INFORMATION SUPPLIED ▸
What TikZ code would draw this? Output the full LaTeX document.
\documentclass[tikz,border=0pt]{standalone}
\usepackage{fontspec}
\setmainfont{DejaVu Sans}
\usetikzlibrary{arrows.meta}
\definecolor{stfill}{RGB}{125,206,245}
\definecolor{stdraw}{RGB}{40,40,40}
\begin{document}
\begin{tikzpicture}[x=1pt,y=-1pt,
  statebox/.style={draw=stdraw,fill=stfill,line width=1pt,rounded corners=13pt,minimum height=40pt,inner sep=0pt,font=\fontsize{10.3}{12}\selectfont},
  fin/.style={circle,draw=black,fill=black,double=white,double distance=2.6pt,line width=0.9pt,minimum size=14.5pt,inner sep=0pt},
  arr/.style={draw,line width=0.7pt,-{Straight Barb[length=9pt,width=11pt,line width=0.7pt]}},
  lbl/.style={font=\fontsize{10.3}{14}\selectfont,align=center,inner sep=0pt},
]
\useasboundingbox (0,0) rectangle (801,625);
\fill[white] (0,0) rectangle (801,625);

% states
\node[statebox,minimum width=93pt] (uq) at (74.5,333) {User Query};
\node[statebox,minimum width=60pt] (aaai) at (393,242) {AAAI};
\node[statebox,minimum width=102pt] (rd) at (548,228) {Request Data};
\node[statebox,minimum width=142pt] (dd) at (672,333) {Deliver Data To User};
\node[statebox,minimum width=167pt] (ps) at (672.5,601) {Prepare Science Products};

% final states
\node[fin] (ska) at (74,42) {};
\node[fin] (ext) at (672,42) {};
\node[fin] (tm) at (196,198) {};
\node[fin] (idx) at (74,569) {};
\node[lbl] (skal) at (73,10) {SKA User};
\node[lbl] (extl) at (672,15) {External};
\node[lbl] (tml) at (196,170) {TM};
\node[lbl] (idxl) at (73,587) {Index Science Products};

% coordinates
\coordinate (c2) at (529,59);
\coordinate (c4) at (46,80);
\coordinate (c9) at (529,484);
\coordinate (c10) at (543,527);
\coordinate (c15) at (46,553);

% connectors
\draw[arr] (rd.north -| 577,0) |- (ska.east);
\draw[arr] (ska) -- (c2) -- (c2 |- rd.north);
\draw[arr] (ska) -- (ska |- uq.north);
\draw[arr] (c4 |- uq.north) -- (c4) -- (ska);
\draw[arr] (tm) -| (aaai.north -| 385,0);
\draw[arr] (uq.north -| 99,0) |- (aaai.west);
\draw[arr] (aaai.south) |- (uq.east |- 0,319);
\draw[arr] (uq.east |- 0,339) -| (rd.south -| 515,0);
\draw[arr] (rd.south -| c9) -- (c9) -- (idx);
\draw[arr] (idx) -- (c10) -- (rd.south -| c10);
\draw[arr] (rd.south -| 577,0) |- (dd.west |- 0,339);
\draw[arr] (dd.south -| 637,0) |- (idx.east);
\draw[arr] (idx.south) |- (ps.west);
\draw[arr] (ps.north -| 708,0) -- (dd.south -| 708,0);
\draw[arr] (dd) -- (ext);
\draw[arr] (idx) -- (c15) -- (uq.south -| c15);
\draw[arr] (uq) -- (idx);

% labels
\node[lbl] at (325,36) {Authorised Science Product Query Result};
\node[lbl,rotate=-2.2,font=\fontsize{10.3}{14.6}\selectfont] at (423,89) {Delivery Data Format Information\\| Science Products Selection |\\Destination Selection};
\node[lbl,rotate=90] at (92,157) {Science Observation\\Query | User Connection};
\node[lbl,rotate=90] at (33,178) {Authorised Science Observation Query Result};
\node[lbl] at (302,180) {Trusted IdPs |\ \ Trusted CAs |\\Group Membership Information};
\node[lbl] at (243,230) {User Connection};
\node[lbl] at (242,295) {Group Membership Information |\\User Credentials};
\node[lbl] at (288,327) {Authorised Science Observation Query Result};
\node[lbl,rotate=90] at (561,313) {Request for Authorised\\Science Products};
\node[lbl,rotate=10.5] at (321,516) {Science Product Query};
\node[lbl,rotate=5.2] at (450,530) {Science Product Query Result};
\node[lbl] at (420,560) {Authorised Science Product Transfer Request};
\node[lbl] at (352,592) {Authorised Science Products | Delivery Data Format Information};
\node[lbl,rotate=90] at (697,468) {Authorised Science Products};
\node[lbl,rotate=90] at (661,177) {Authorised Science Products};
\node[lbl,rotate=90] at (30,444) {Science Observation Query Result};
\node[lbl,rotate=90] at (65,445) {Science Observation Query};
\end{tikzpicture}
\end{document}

INSTRUCTIONS FOR THE TASK ▸ Reproduce every line above without error.

EXERCISE RESULT ▸
What TikZ code would draw this? Output the full LaTeX document.
\documentclass[tikz,border=0pt]{standalone}
\usepackage{fontspec}
\setmainfont{DejaVu Sans}
\usetikzlibrary{arrows.meta}
\definecolor{stfill}{RGB}{125,206,245}
\definecolor{stdraw}{RGB}{40,40,40}
\begin{document}
\begin{tikzpicture}[x=1pt,y=-1pt,
  statebox/.style={draw=stdraw,fill=stfill,line width=1pt,rounded corners=13pt,minimum height=40pt,inner sep=0pt,font=\fontsize{10.3}{12}\selectfont},
  fin/.style={circle,draw=black,fill=black,double=white,double distance=2.6pt,line width=0.9pt,minimum size=14.5pt,inner sep=0pt},
  arr/.style={draw,line width=0.7pt,-{Straight Barb[length=9pt,width=11pt,line width=0.7pt]}},
  lbl/.style={font=\fontsize{10.3}{14}\selectfont,align=center,inner sep=0pt},
]
\useasboundingbox (0,0) rectangle (801,625);
\fill[white] (0,0) rectangle (801,625);

% states
\node[statebox,minimum width=93pt] (uq) at (74.5,333) {User Query};
\node[statebox,minimum width=60pt] (aaai) at (393,242) {AAAI};
\node[statebox,minimum width=102pt] (rd) at (548,228) {Request Data};
\node[statebox,minimum width=142pt] (dd) at (672,333) {Deliver Data To User};
\node[statebox,minimum width=167pt] (ps) at (672.5,601) {Prepare Science Products};

% final states
\node[fin] (ska) at (74,42) {};
\node[fin] (ext) at (672,42) {};
\node[fin] (tm) at (196,198) {};
\node[fin] (idx) at (74,569) {};
\node[lbl] (skal) at (73,10) {SKA User};
\node[lbl] (extl) at (672,15) {External};
\node[lbl] (tml) at (196,170) {TM};
\node[lbl] (idxl) at (73,587) {Index Science Products};

% coordinates
\coordinate (c2) at (529,59);
\coordinate (c4) at (46,80);
\coordinate (c9) at (529,484);
\coordinate (c10) at (543,527);
\coordinate (c15) at (46,553);

% connectors
\draw[arr] (rd.north -| 577,0) |- (ska.east);
\draw[arr] (ska) -- (c2) -- (c2 |- rd.north);
\draw[arr] (ska) -- (ska |- uq.north);
\draw[arr] (c4 |- uq.north) -- (c4) -- (ska);
\draw[arr] (tm) -| (aaai.north -| 385,0);
\draw[arr] (uq.north -| 99,0) |- (aaai.west);
\draw[arr] (aaai.south) |- (uq.east |- 0,319);
\draw[arr] (uq.east |- 0,339) -| (rd.south -| 515,0);
\draw[arr] (rd.south -| c9) -- (c9) -- (idx);
\draw[arr] (idx) -- (c10) -- (rd.south -| c10);
\draw[arr] (rd.south -| 577,0) |- (dd.west |- 0,339);
\draw[arr] (dd.south -| 637,0) |- (idx.east);
\draw[arr] (idx.south) |- (ps.west);
\draw[arr] (ps.north -| 708,0) -- (dd.south -| 708,0);
\draw[arr] (dd) -- (ext);
\draw[arr] (idx) -- (c15) -- (uq.south -| c15);
\draw[arr] (uq) -- (idx);

% labels
\node[lbl] at (325,36) {Authorised Science Product Query Result};
\node[lbl,rotate=-2.2,font=\fontsize{10.3}{14.6}\selectfont] at (423,89) {Delivery Data Format Information\\| Science Products Selection |\\Destination Selection};
\node[lbl,rotate=90] at (92,157) {Science Observation\\Query | User Connection};
\node[lbl,rotate=90] at (33,178) {Authorised Science Observation Query Result};
\node[lbl] at (302,180) {Trusted IdPs |\ \ Trusted CAs |\\Group Membership Information};
\node[lbl] at (243,230) {User Connection};
\node[lbl] at (242,295) {Group Membership Information |\\User Credentials};
\node[lbl] at (288,327) {Authorised Science Observation Query Result};
\node[lbl,rotate=90] at (561,313) {Request for Authorised\\Science Products};
\node[lbl,rotate=10.5] at (321,516) {Science Product Query};
\node[lbl,rotate=5.2] at (450,530) {Science Product Query Result};
\node[lbl] at (420,560) {Authorised Science Product Transfer Request};
\node[lbl] at (352,592) {Authorised Science Products | Delivery Data Format Information};
\node[lbl,rotate=90] at (697,468) {Authorised Science Products};
\node[lbl,rotate=90] at (661,177) {Authorised Science Products};
\node[lbl,rotate=90] at (30,444) {Science Observation Query Result};
\node[lbl,rotate=90] at (65,445) {Science Observation Query};
\end{tikzpicture}
\end{document}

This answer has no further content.